Indiferença e Vaidade
Na mensagem de Quaresma, o Papa
Francisco fala de “globalização da indiferença”. A interpelação que nos é feita é óbvia, mas
muito difícil. Difícil porque a nossa indiferença é tão profunda que já nem nos
preocupamos com o facto de o sermos.
Daquilo que observo em mim e nos
outros, todos nos convidamos uns aos outros a vivermos numa espécie de espaço
negativo, vazio, terra de ninguém. O espaço do nim. Lugar onde tudo é
aceitável, porque não temos a diligência de fazer o bem, de defender o bem,
porque quem faz tem de arregaçar as mangas, tem de dar a cara, tem de procurar
argumentos, tem de ouvir contra-argumentos.
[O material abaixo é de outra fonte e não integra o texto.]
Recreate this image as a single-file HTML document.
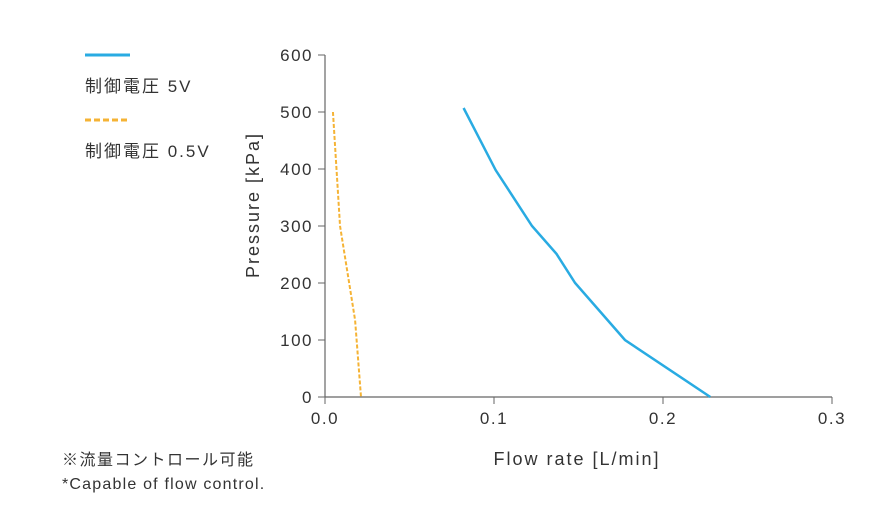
<!DOCTYPE html>
<html><head><meta charset="utf-8"><style>
body{margin:0;background:#fff;width:885px;height:519px;overflow:hidden}
text{font-family:"Liberation Sans","Noto Sans CJK JP",sans-serif;fill:#333}
</style></head><body>
<svg id="chart" width="885" height="519">
<g id="axes"></g><g id="series"></g>
<g>
<line x1="85" y1="55" x2="130" y2="55" stroke="#29abe2" stroke-width="3"/>
<text x="85" y="92" font-size="17" letter-spacing="2">制御電圧 5V</text>
<line x1="85" y1="120" x2="130" y2="120" stroke="#f5b335" stroke-width="3" stroke-dasharray="6,3"/>
<text x="85" y="157" font-size="17" letter-spacing="2">制御電圧 0.5V</text>
</g>
<text x="62" y="465" font-size="16" letter-spacing="1.5">※流量コントロール可能</text>
<text x="62" y="489" font-size="16" letter-spacing="1.2">*Capable of flow control.</text>
<text x="577" y="465" font-size="18" letter-spacing="2" text-anchor="middle">Flow rate [L/min]</text>
<text transform="translate(259,205) rotate(-90)" font-size="18" letter-spacing="2" text-anchor="middle">Pressure [kPa]</text>
</svg>
<script>
const xTicks=[0,0.1,0.2,0.3];
const xTickLabels=["0.0","0.1","0.2","0.3"];
const yTicks=[0,100,200,300,400,500,600];
const flow5V=[0.082,0.101,0.1225,0.137,0.148,0.1775,0.228];
const pressure5V=[507,398,300,251,200,100,0];
const flow05V=[0.0047,0.0089,0.0178,0.0213];
const pressure05V=[500,300,135,0];
const X=v=>325+v/0.3*507, Y=v=>397-v/600*342;
const NS="http://www.w3.org/2000/svg";
const ax=document.getElementById('axes'), se=document.getElementById('series');
function mk(t,a,p){const e=document.createElementNS(NS,t);for(const k in a)e.setAttribute(k,a[k]);p.appendChild(e);return e;}
let l=mk('line',{x1:325,y1:Y(600),x2:325,y2:397,stroke:'#666','stroke-width':1.2},ax);


l=mk('line',{x1:325,y1:397,x2:X(0.3),y2:397,stroke:'#666','stroke-width':1.2},ax);


yTicks.forEach(v=>{
 const t=mk('line',{x1:318,y1:Y(v),x2:325,y2:Y(v),stroke:'#666'},ax);
 
 
 const tx=mk('text',{x:313,y:Y(v)+6,'font-size':17,'letter-spacing':1.5,'text-anchor':'end'},ax);tx.textContent=v;
 
 
});
xTicks.forEach((v,i)=>{
 const t=mk('line',{x1:X(v),y1:397,x2:X(v),y2:404,stroke:'#666'},ax);
 
 
 const tx=mk('text',{x:X(v),y:424,'font-size':17,'letter-spacing':1.5,'text-anchor':'middle'},ax);tx.textContent=xTickLabels[i];
 
 
});
let p=mk('polyline',{points:flow5V.map((f,i)=>X(f)+','+Y(pressure5V[i])).join(' '),fill:'none',stroke:'#29abe2','stroke-width':2.5},se);


p=mk('polyline',{points:flow05V.map((f,i)=>X(f)+','+Y(pressure05V[i])).join(' '),fill:'none',stroke:'#f5b335','stroke-width':2,'stroke-dasharray':'4,2'},se);


</script>
</body></html>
Dá um certo trabalho.
Nalgum momento da história,
decidimos começar a não querer chocar com ninguém, a viver de acordo com tudo e
com todos, vestir todas as camisolas, como se fosse aceitável dizer que sim e
que não à mesma coisa, quase ao mesmo tempo. E vemos isto em todo o lado. No
trabalho, para não ferir suscetibilidades. Nas conversas coloquiais, assentamos
a cabeça, para continuarmos amigos de todos. Na escola dos miúdos, porque temos
medo que a professora rejeite o nosso filho e porque, da escola, os professores
é que sabem.
No fundo, todos preferimos andar
silenciosamente, fazendo de conta que tudo está bem, que todos atuamos muito
bem, que a sociedade se autogere na perfeição e que, mesmo que não o faça, não
vou ser eu a mudar o rumo das coisas.
Não sei se sente o mesmo, mas já
tenho dado comigo, calada, perante elocuções completamente bárbaras, a preferir
calar-me e fugir porque não me lembro, no momento, de nenhuma forma de lidar
com aquilo. O problema é que esta atitude se torna viciante e se alimenta
daquilo que cada um tem de mais certo em si mesmo- a soberba/ a vaidade. A
pouco e pouco, vamos dizendo para nós mesmos “Sou bestial, não me meto em
chatices, todas as pessoas gostam de mim…”. UAU, a seguir é o vazio completo.
Vivemos no conforto do vazio. Um vazio de alma que não nos leva a lado nenhum.
Bem, dizia que não nos leva a
lado nenhum, mas isso também não constitui um problema em si mesmo. Estamos num
estado de anestesia tal, num estado de tamanho adormecimento, que não sentimos
falta de nada, até porque para sentir falta de alguma coisa, seria preciso uma
premissa base muito importante- parar. Quem é que tem paciência para parar? Por
isso é que andamos sempre super ocupados e nunca temos tempo para nada. Está na
moda não ter tempo para nada.
Na lufa-lufa dos dias, entre uma
sessão de ginástica, uma tarde de compras, a psicanálise e as atividades
extra-curriculares dos filhos, estamos prontinhos para mais uma temporada de
“paraíso do nada”. Quem não quiser, pode sempre tentar sintonizar a sua antena
para outras atmosferas, respirar fundo e deixar-se estar em silêncio. Sem
pressas, chegará o momento em que as grandes perguntas surgirão.
Paulatinamente, teremos a oportunidade de ponderar o que queremos da nossa
vida, que tipo de pessoa queremos de facto de ser e que aspetos temos de mudar.